И в эту минуту в кармане кожаной куртки у Алексея запиликал сотовый телефончик - единственная уступка от дирекции Института биофизики ему, доктору наук.
– Мам, извини.
– Алексей отвернулся.
– Внимательно слушаю.
– Алексей Александрович, - звонко произнесла Кира, секретарша директора Института физики академика Марьясова, - тут у нас гости... Про вас спрашивают.
– Кто?
– Профессор... Ой!
– Ей не давали говорить. Слышался смех.
– Он теперь... руководитель...
– Ну кто, кто?
В трубке зашуршало, и мягкий картавый голосок спел:
– Над Канадой небо синее... Только все же не Россия...

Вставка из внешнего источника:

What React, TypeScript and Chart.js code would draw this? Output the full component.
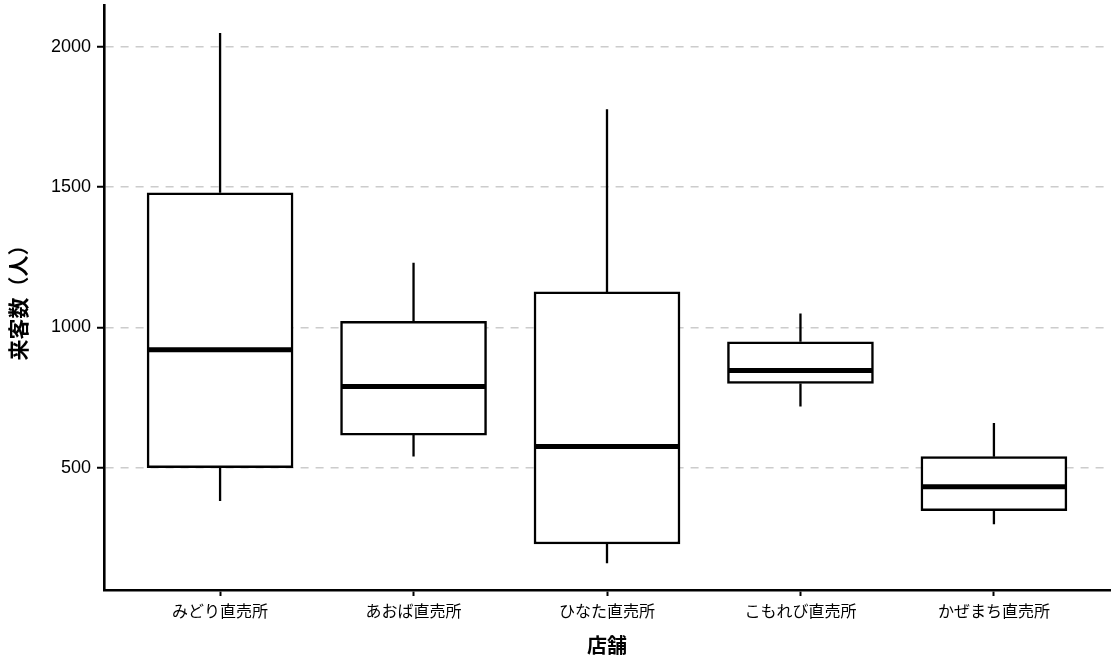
// App.tsx
import React, { useEffect, useRef } from "react";
import { Chart, registerables } from "chart.js";

Chart.register(...registerables);

const stores = ["みどり直売所", "あおば直売所", "ひなた直売所", "こもれび直売所", "かぜまち直売所"];
const whiskerLow = [381, 540, 159, 718, 298];
const q1 = [500, 616, 228, 800, 347];
const median = [920, 789, 575, 846, 432];
const q3 = [1479, 1021, 1126, 948, 539];
const whiskerHigh = [2048, 1230, 1777, 1049, 659];
const yTicks = [500, 1000, 1500, 2000];

// whiskers + median line, drawn on top of the boxes
const boxPlugin = {
  id: "boxWhiskers",
  afterDatasetsDraw(chart: any) {
    const { ctx, scales } = chart;
    const y = scales.y;
    const bars = chart.getDatasetMeta(0).data;
    ctx.save();
    ctx.strokeStyle = "#000";
    bars.forEach((bar: any, i: number) => {
      const cx = bar.x;
      const half = bar.width / 2;
      ctx.lineWidth = 2.3;
      ctx.beginPath();
      ctx.moveTo(cx, y.getPixelForValue(q3[i]));
      ctx.lineTo(cx, y.getPixelForValue(whiskerHigh[i]));
      ctx.moveTo(cx, y.getPixelForValue(q1[i]));
      ctx.lineTo(cx, y.getPixelForValue(whiskerLow[i]));
      ctx.stroke();
      const ym = y.getPixelForValue(median[i]);
      ctx.lineWidth = 5;
      ctx.beginPath();
      ctx.moveTo(cx - half + 1, ym);
      ctx.lineTo(cx + half - 1, ym);
      ctx.stroke();
    });
    ctx.restore();
  },
};

const BoxPlot: React.FC = () => {
  const chartRef = useRef<HTMLCanvasElement>(null);

  useEffect(() => {
    if (!chartRef.current) return;
    const ctx = chartRef.current.getContext("2d");
    if (!ctx) return;
    const chart = new Chart(ctx, {
      type: "bar",
      data: {
        datasets: [
          {
            data: stores.map((_, i) => ({ x: i + 1, y: [q1[i], q3[i]] })) as any,
            backgroundColor: "#ffffff",
            borderColor: "#000000",
            borderWidth: 2.5,
            borderSkipped: false,
            barThickness: 146,
          },
        ],
      },
      options: {
        animation: false,
        responsive: false,
        layout: { padding: { top: 5, right: 6, left: 0, bottom: 0 } },
        plugins: {
          legend: { display: false },
          tooltip: { enabled: false },
        },
        scales: {
          x: {
            type: "linear",
            min: 0.4,
            max: 5.6,
            offset: false,
            afterBuildTicks: (s: any) => {
              s.ticks = stores.map((_, i) => ({ value: i + 1 }));
            },
            afterFit: (s: any) => {
              s.height = 75;
              s.paddingLeft = 0;
              s.paddingRight = 0;
            },
            ticks: {
              autoSkip: false,
              maxRotation: 0,
              padding: 5,
              color: "#000",
              font: { family: "'Noto Sans CJK JP'", size: 16 },
              callback: (v: any) => stores[Number(v) - 1],
            },
            grid: {
              offset: false,
              drawOnChartArea: false,
              tickColor: "#000",
              tickWidth: 2,
              tickLength: 6,
            },
            border: { display: true, color: "#000", width: 2.6 },
            title: {
              display: true,
              text: "店舗",
              color: "#000",
              font: { family: "'Noto Sans CJK JP'", size: 20, weight: "bold" },
              padding: { top: 0, bottom: 8 },
            },
          },
          y: {
            min: 64,
            max: 2148,
            afterBuildTicks: (s: any) => {
              s.ticks = yTicks.map((v) => ({ value: v }));
            },
            afterFit: (s: any) => {
              s.width = 104;
              s.paddingTop = 0;
              s.paddingBottom = 0;
            },
            ticks: {
              padding: 6,
              color: "#000",
              font: { family: "'Liberation Sans'", size: 18 },
              callback: (v: any) => String(v),
            },
            grid: {
              color: "#cccccc",
              lineWidth: 1.5,
              tickColor: "#000",
              tickWidth: 2,
              tickLength: 7,
              tickBorderDash: [],
            },
            border: { display: true, color: "#000", width: 2.6, dash: [8, 7] },
            title: {
              display: true,
              text: "来客数（人）",
              color: "#000",
              font: { family: "'Noto Sans CJK JP'", size: 21, weight: "bold" },
              padding: { top: 5, bottom: 0 },
            },
          },
        },
      },
      plugins: [boxPlugin],
    });

    return () => {
      chart.destroy();
    };
  }, []);

  return <canvas ref={chartRef} width={1116} height={665} />;
};

export default function App() {
  return (
    <div style={{ position: "fixed", left: 0, top: 0, width: 1116, height: 665, background: "#fff" }}>
      <BoxPlot />
    </div>
  );
}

А, это Мишка-Солнце явился со своей новой родины, всегда что-то знающий, чего другие не знают.
– Когда появишься, родной? Уж и на работу пора.
Странно, Алексей никогда не был с этим господином на "ты". В знаменитые годы расцвета Академгородка Левушкин-Александров, в лучшем случае как один из перспективных молодых ученых сиживал у "стариков" на таинственных семинарах, слушая относительно безумные теории, так называемую мозговую атаку корифеев. Всё миновало. Что теперь-то понадобилось заграничному гостю?
– Посидим, погуторим, - ласковой скороговоркой продолжал Белендеев. Я в Доме очень ученых, в гостиничке. Могу и в ресторане внизу подождать. Это раньше у дворян называлось второй завтрак. Давай через полчаса?
Отказать бы совсем, но Левушкин-Александров, запинаясь, ответил:
– А если попозже? У меня всякие обстоятельства...
Черт его знает, может, на ловца и зверь бежит.
Ну где же сестра? Уже на работу убежала? Наконец, с той стороны двери защелкал, завозился ключ в разболтанном замке.